Ustedes, queridos hermanos y hermanas indígenas, tienen mucho que enseñarnos sobre el significado vital del árbol que, unido a la tierra por las raíces, da oxígeno por medio de las hojas y nos nutre con sus frutos. Y es hermoso ver la simbología del árbol representada en la fisonomía de esta iglesia, donde un tronco une a la tierra un altar sobre el cual Jesús nos reconcilia en la Eucaristía, «acto de amor cósmico» que «une el cielo y la tierra, abraza y penetra todo lo creado» (Carta enc. Laudato si', 236). Este simbolismo litúrgico me recuerda un pasaje estupendo pronunciado por San Juan Pablo II en este país: «Cristo anima el centro mismo de cada cultura, por lo que el cristianismo no sólo comprende a todos los pueblos indígenas, sino que el mismo Cristo, en los miembros de su cuerpo, es indígena» (Liturgia de la Palabra con los indígenas de Canadá, 15 septiembre 1984). Y es Él quien en la cruz reconcilia, vuelve a unir lo que parecía impensable e imperdonable, abraza a todos y a todo. Todos y todo. Los pueblos indígenas atribuyen un fuerte significado cósmico a los puntos cardinales, estos no sólo se conciben como puntos de referencia geográfica sino también como dimensiones que abrazan la realidad en su conjunto e indican el camino para sanarla, representada por la llamada "rueda de la medicina". Este templo hace propia esa simbología de los puntos cardinales y les atribuye un significado cristológico. Jesús, por medio de las extremidades de su cruz, abraza los puntos cardinales y reúne a los pueblos más lejanos, sana y pacifica todo (cf. Ef 2,14). Allí cumple el designio de Dios: "Reconciliar todas las cosas" (cf. Col 1,20).

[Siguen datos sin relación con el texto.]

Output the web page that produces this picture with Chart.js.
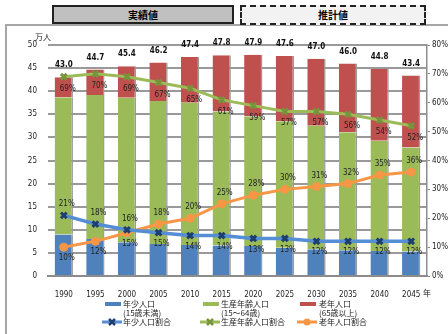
<!DOCTYPE html>
<html>
<head>
<meta charset="utf-8">
<script src="https://cdn.jsdelivr.net/npm/chart.js@4"></script>
<style>
  body { margin: 0; background: #fff; }
  #wrap { position: relative; width: 448px; height: 334px; overflow: hidden; font-family: "Noto Sans CJK JP", sans-serif; }
  #frame { position: absolute; left: 5px; top: 24px; width: 460px; height: 330px; border-top: 2px solid #a6a6a6; border-left: 2px solid #a6a6a6; }
  .hdr { position: absolute; top: 5px; height: 15px; font-size: 10px; font-weight: bold; text-align: center; line-height: 15px; }
  #h1 { left: 52px; width: 178px; background: #c0c0c0; border: 2px solid #222; }
  #h2 { left: 240px; width: 182px; height: 16px; background: #f2f2f2; border: 2px dashed #222; }
  canvas { position: absolute; left: 0; top: 0; }
</style>
</head>
<body>
<div id="wrap">
  <div id="frame"></div>
  <div class="hdr" id="h1">実績値</div>
  <div class="hdr" id="h2">推計値</div>
  <canvas id="miGrafico" width="448" height="334"></canvas>
</div>
<script>
const years = ['1990', '1995', '2000', '2005', '2010', '2015', '2020', '2025', '2030', '2035', '2040', '2045']
const totals = [43.0, 44.7, 45.4, 46.2, 47.4, 47.8, 47.9, 47.6, 47.0, 46.0, 44.8, 43.4]
const youngPop = [9.0, 8.0, 7.3, 6.9, 6.7, 6.6, 6.5, 6.1, 5.8, 5.6, 5.4, 5.3]
const workingPop = [29.7, 31.2, 31.3, 31.0, 30.8, 29.0, 28.0, 27.4, 26.7, 25.5, 23.9, 22.5]
const elderlyPop = totals.map((t, i) => +(t - youngPop[i] - workingPop[i]).toFixed(1))
const youngRatio = [21, 18, 16, 15, 14, 14, 13, 13, 12, 12, 12, 12]
const workingRatio = [69, 70, 69, 67, 65, 61, 59, 57, 57, 56, 54, 52]
const elderlyRatio = [10, 12, 15, 18, 20, 25, 28, 30, 31, 32, 35, 36]
const leftTicks = [0, 5, 10, 15, 20, 25, 30, 35, 40, 45, 50]
const rightTicks = [0, 10, 20, 30, 40, 50, 60, 70, 80]

const azul = '#4f81bd'
const verde = '#9bbb59'
const rojo = '#c0504d'
const naranja = '#f79646'
const txtFont = '"DejaVu Sans Condensed", "DejaVu Sans", sans-serif'
const jpFont = '"Noto Sans CJK JP", sans-serif'

// Etiquetas de datos y leyenda dibujadas a mano
const labelsPlugin = {
  id: 'labels',
  afterDatasetsDraw (chart) {
    const ctx = chart.ctx
    const y = chart.scales.y
    const x = chart.scales.x
    ctx.save()
    ctx.textAlign = 'center'
    ctx.textBaseline = 'middle'
    ctx.fillStyle = '#111'
    ctx.font = 'bold 8px ' + txtFont
    totals.forEach((t, i) => {
      ctx.fillText(t.toFixed(1), x.getPixelForValue(i), y.getPixelForValue(t) - 12)
    })
    ctx.font = '8px ' + txtFont
    ctx.fillStyle = '#222'
    const pY = chart.getDatasetMeta(3).data
    const pW = chart.getDatasetMeta(4).data
    const pE = chart.getDatasetMeta(5).data
    pW.forEach((p, i) => {
      ctx.fillText(workingRatio[i] + '%', p.x + 4, p.y + 12)
    })
    pY.forEach((p, i) => {
      const e = pE[i]
      const youngUp = youngRatio[i] >= elderlyRatio[i]
      const up = youngUp ? p : e
      const down = youngUp ? e : p
      const upTxt = (youngUp ? youngRatio[i] : elderlyRatio[i]) + '%'
      const downTxt = (youngUp ? elderlyRatio[i] : youngRatio[i]) + '%'
      ctx.fillText(upTxt, up.x + 3, up.y - 11)
      ctx.fillText(downTxt, down.x + 3, down.y + 11)
    })
    ctx.restore()
  },
  afterDraw (chart) {
    const ctx = chart.ctx
    ctx.save()
    ctx.fillStyle = '#222'
    ctx.textBaseline = 'middle'
    ctx.font = '8px ' + jpFont
    ctx.textAlign = 'left'
    ctx.fillText('万人', 35, 37)
    ctx.fillText('年', 423, 293)

    const cols = [
      { x: 105, color: azul, mark: '#1f3e6e', t1: '年少人口', t2: '(15歳未満)', t3: '年少人口割合', tx: 123, style: 'crossRot' },
      { x: 203, color: verde, mark: '#77933c', t1: '生産年齢人口', t2: '(15～64歳)', t3: '生産年齢人口割合', tx: 221, style: 'crossRot' },
      { x: 300, color: rojo, mark: naranja, t1: '老年人口', t2: '(65歳以上)', t3: '老年人口割合', tx: 319, style: 'circle' },
    ]
    cols.forEach((c, i) => {
      ctx.fillStyle = c.color
      ctx.fillRect(c.x, 302, 16, 4)
      ctx.fillStyle = '#222'
      ctx.fillText(c.t1, c.tx, 304)
      ctx.fillText(c.t2, c.tx, 313)
      ctx.fillText(c.t3, c.tx, 322)
      const lc = i === 2 ? naranja : (i === 0 ? '#558ed5' : verde)
      ctx.strokeStyle = lc
      ctx.lineWidth = 3
      ctx.beginPath()
      ctx.moveTo(c.x - 3, 322)
      ctx.lineTo(c.x + 17, 322)
      ctx.stroke()
      if (c.style === 'circle') {
        ctx.fillStyle = naranja
        ctx.beginPath()
        ctx.arc(c.x + 7, 322, 3.5, 0, Math.PI * 2)
        ctx.fill()
      } else {
        ctx.strokeStyle = c.mark
        ctx.lineWidth = 2.5
        ctx.beginPath()
        ctx.moveTo(c.x + 4, 319); ctx.lineTo(c.x + 10, 325)
        ctx.moveTo(c.x + 10, 319); ctx.lineTo(c.x + 4, 325)
        ctx.stroke()
      }
    })
    ctx.restore()
  },
}

const barBase = {
  type: 'bar',
  yAxisID: 'y',
  stack: 'pop',
  order: 2,
  borderColor: '#9a9a9a',
  borderWidth: { right: 1.5 },
  borderSkipped: false,
  barPercentage: 0.58,
  categoryPercentage: 1,
}
const lineBase = {
  type: 'line',
  yAxisID: 'y1',
  order: 1,
  borderWidth: 3,
  pointRadius: 4,
  pointBorderWidth: 3,
}

const ctx = document.getElementById('miGrafico').getContext('2d')
const myChart = new Chart(ctx, {
  data: {
    labels: years,
    datasets: [
      { ...barBase, label: '年少人口', data: youngPop, backgroundColor: azul },
      { ...barBase, label: '生産年齢人口', data: workingPop, backgroundColor: verde },
      { ...barBase, label: '老年人口', data: elderlyPop, backgroundColor: rojo },
      { ...lineBase, label: '年少人口割合', data: youngRatio, borderColor: '#558ed5', borderWidth: 3.5, pointStyle: 'crossRot', pointBorderColor: '#1f3e6e', pointBackgroundColor: '#1f3e6e' },
      { ...lineBase, label: '生産年齢人口割合', data: workingRatio, borderColor: verde, pointStyle: 'crossRot', pointBorderColor: '#77933c', pointBackgroundColor: '#77933c' },
      { ...lineBase, label: '老年人口割合', data: elderlyRatio, borderColor: naranja, pointStyle: 'circle', pointBorderColor: naranja, pointBackgroundColor: naranja, pointBorderWidth: 1 },
    ],
  },
  options: {
    responsive: false,
    animation: false,
    layout: { padding: { top: 45, left: 0, right: 0, bottom: 0 } },
    plugins: { legend: { display: false }, tooltip: { enabled: false } },
    scales: {
      x: {
        stacked: true,
        afterFit: (s) => { s.height = 58 },
        grid: { display: false },
        border: { color: '#8c8c8c', width: 2 },
        ticks: { color: '#222', font: { size: 8, family: txtFont }, padding: 6, maxRotation: 0 },
      },
      y: {
        stacked: true,
        min: 0,
        max: 50,
        afterFit: (s) => { s.width = 48 },
        afterBuildTicks: (s) => { s.ticks = leftTicks.map((v) => ({ value: v })) },
        border: { display: false },
        grid: { color: '#999999', lineWidth: 2, drawTicks: false },
        ticks: { color: '#222', font: { size: 8, family: txtFont }, padding: 11 },
      },
      y1: {
        position: 'right',
        min: 0,
        max: 80,
        afterFit: (s) => { s.width = 21 },
        afterBuildTicks: (s) => { s.ticks = rightTicks.map((v) => ({ value: v })) },
        border: { color: '#8c8c8c', width: 1.5 },
        grid: { drawOnChartArea: false, tickLength: 3, color: '#8c8c8c' },
        ticks: { color: '#222', font: { size: 8, family: txtFont }, padding: 2, callback: (v) => v + '%' },
      },
    },
  },
  plugins: [labelsPlugin],
})
</script>
</body>
</html>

Hermanos, hermanas, ¿qué significa esto para el que lleva dentro heridas muy dolorosas? Comprendo el cansancio al ver cualquier perspectiva de reconciliación en quien ha sufrido tremendamente a causa de hombres y mujeres que tenían que dar testimonio de vida cristiana. Nada puede borrar la dignidad violada, el mal sufrido, la confianza traicionada. Y tampoco debe borrarse nunca la vergüenza de nosotros creyentes. Pero es necesario empezar de nuevo. Y Jesús no nos propone palabras y buenos propósitos, sino la cruz, ese amor escandaloso que se deja atravesar los pies y las muñecas por los clavos y traspasar la cabeza por las espinas. Esta es la dirección a seguir, mirar juntos a Cristo, el amor traicionado y crucificado por nosotros; ver a Jesús, crucificado en tantos alumnos de las escuelas residenciales. Si queremos reconciliarnos entre nosotros y dentro de nosotros, reconciliarnos con el pasado, con las injusticias sufridas y con la memoria herida, con sucesos traumáticos que ningún consuelo humano puede sanar. Si queremos reconciliarnos realmente, hay que levantar la mirada a Jesús crucificado, hay que obtener la paz en su altar. Porque, precisamente, es en el árbol de la cruz donde el dolor se transforma en amor, la muerte en vida, la decepción en esperanza, el abandono en comunión, la distancia en unidad. La reconciliación no es tanto una obra nuestra, es un regalo, es un don que brota del Crucificado, es la paz que viene del Corazón de Jesús, es una gracia que hay que pedir. La reconciliación es una gracia que hay que pedir.
Hay otro aspecto de la reconciliación del que quisiera hablarles. El apóstol Pablo explica que Jesús, por medio de la cruz, nos ha reconciliado en un solo cuerpo (cf. Ef 2,14). ¿De qué cuerpo habla? De la Iglesia, la Iglesia es este cuerpo vivo de reconciliación. Pero, si pensamos en el dolor imborrable experimentado en este lugar por tantas personas en el seno de instituciones eclesiales, solo se experimenta rabia, solo se experimenta vergüenza. Eso sucedió cuando los creyentes se dejaron mundanizar y, más que promover la reconciliación, impusieron su propio modelo cultural. Esta mentalidad, hermanos y hermanas, tarda en morir, incluso desde el punto de vista religioso. De hecho, parecería más conveniente inculcar a Dios en las personas, en lugar de permitir que las personas se acerquen a Dios. Una contradicción. Pero esto no funciona nunca, porque el Señor no obra así, Él no obliga, no sofoca ni oprime; sino que ama, libera y deja libres. Él no sostiene con su Espíritu a quienes someten a los demás, a quienes confunden el Evangelio de la reconciliación con el proselitismo. Porque no se puede anunciar a Dios de un modo contrario a Dios.